Bradley looks to his writers for policy guidance. He was, he says, "a neocon guy" who was "dead certain about the rightness" of invading Iraq. He argued about this with his national correspondent, James Fallows, who wrote skeptically about the war, and now concedes Fallows was right.

Despite his persistence, Bradley doesn't always get his man. He has been after an unnamed foreign affairs commentator for seven years whom "I'll never, ever get," he says, though he keeps trying. When longtime Atlantic writer William Langewiesche was being courted by Vanity Fair, Bradley flew to Paris to have dinner with him. Langewiesche defected anyway.

As for the ponies, Bradley has a built-in advantage. He was a groom at Meadowbrook Stables in Chevy Chase while growing up and is now one of its chief financial supporters.

For Goldberg, the arrival of the horses at his Northwest Washington home was the finishing touch that delighted his three young children. What's more, Bradley showed up and offered to clean up after the animals.

After that, Goldberg assumes, "it's all downhill from here."

Mother Is Calling

Mother Jones may be rooted in San Francisco, but the magazine is putting boots on the ground in Washington.

The liberal bimonthly is boosting its bureau here from two correspondents to seven in an effort to ramp up its investigative reporting. By contrast, Mother Jones has one reporter in its home city.

"Some people think we're a partisan magazine," says Clara Jeffery, the co-editor, who has spent the past month here looking for a bureau chief. "We're informed by a progressive tradition. But we're not out to grind the ax of anybody."

What's more, she adds, "the Bush administration has been good to us. There's a lot to investigate." Mother Jones's circulation has risen to 231,000 during the Bush years, double that at the end of the Clinton era.

Among the Washington staff are James Ridgeway, a longtime author and Village Voice correspondent; Stephanie Mencimer, a former Washington Monthly editor; and Laura Rozen, a national security writer for American Prospect. Another staffer, Daniel Schulman, has reported on a robo-calling operation that spread negative information about Democrats before the 2006 election, and on federal whistle-blowers who wind up getting fired.

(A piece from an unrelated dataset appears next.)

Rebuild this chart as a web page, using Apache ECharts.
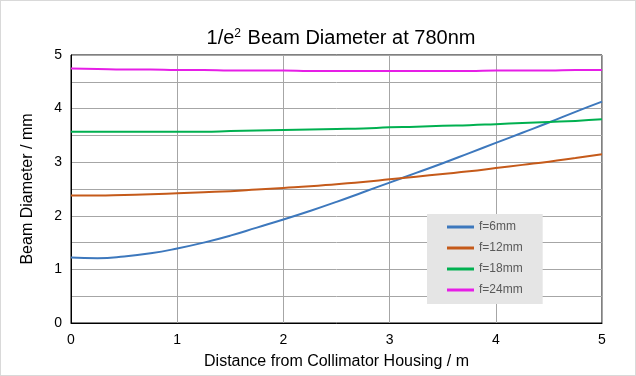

Jeffery says the magazine's California perspective keeps it free of Beltway minutiae. Among Washington journalists, she says, "there can be a little bit of a herd mentality."

By putting breaking news and blogs online, the editors are adding urgency to a publication that's out only six times a year. But how can a small magazine, run by a nonprofit foundation, afford to triple its D.C. staff? Some financial backers are writing checks, Jeffery says, but the magazine is also making an old-fashioned pitch to smaller donors: send $250 and enter a sweepstakes for a week-long vacation.

Media Promiscuity

More than seven years ago, NBC and The Washington Post Co. announced a news alliance in which their Web sites would share content while Post and Newsweek reporters made frequent appearances on NBC and MSNBC.

Despite the long relationship, NBC now wants to see other people. The network said last week it will start sharing political content with the New York Times and featuring Times correspondents on air, while still collaborating with The Post.

"It's smart and good for us to try to get our journalism into all those media and all those platforms," says Mark Lukasiewicz, NBC's vice president for digital media. "It's not just television anymore. TV is a big piece of it. But online is huge." Plus, he says, "when Times reporters break national news, we have first access to them on television."

The deal is but one example of the overlapping links between news organizations that are nominally in competition. NBC and National Journal are fielding a team of "embeds" who will travel with the presidential candidates, shooting video and blogging.

Beyond that, NBC is a partner in polling with the Wall Street Journal, although that longtime arrangement could be severed now that Fox News owner Rupert Murdoch is taking over the Journal. The New York Times polls with CBS, while The Post teams with ABC for its opinion surveys. ABC, meanwhile, recently announced a content-sharing deal for the campaign with USA Today. Got that?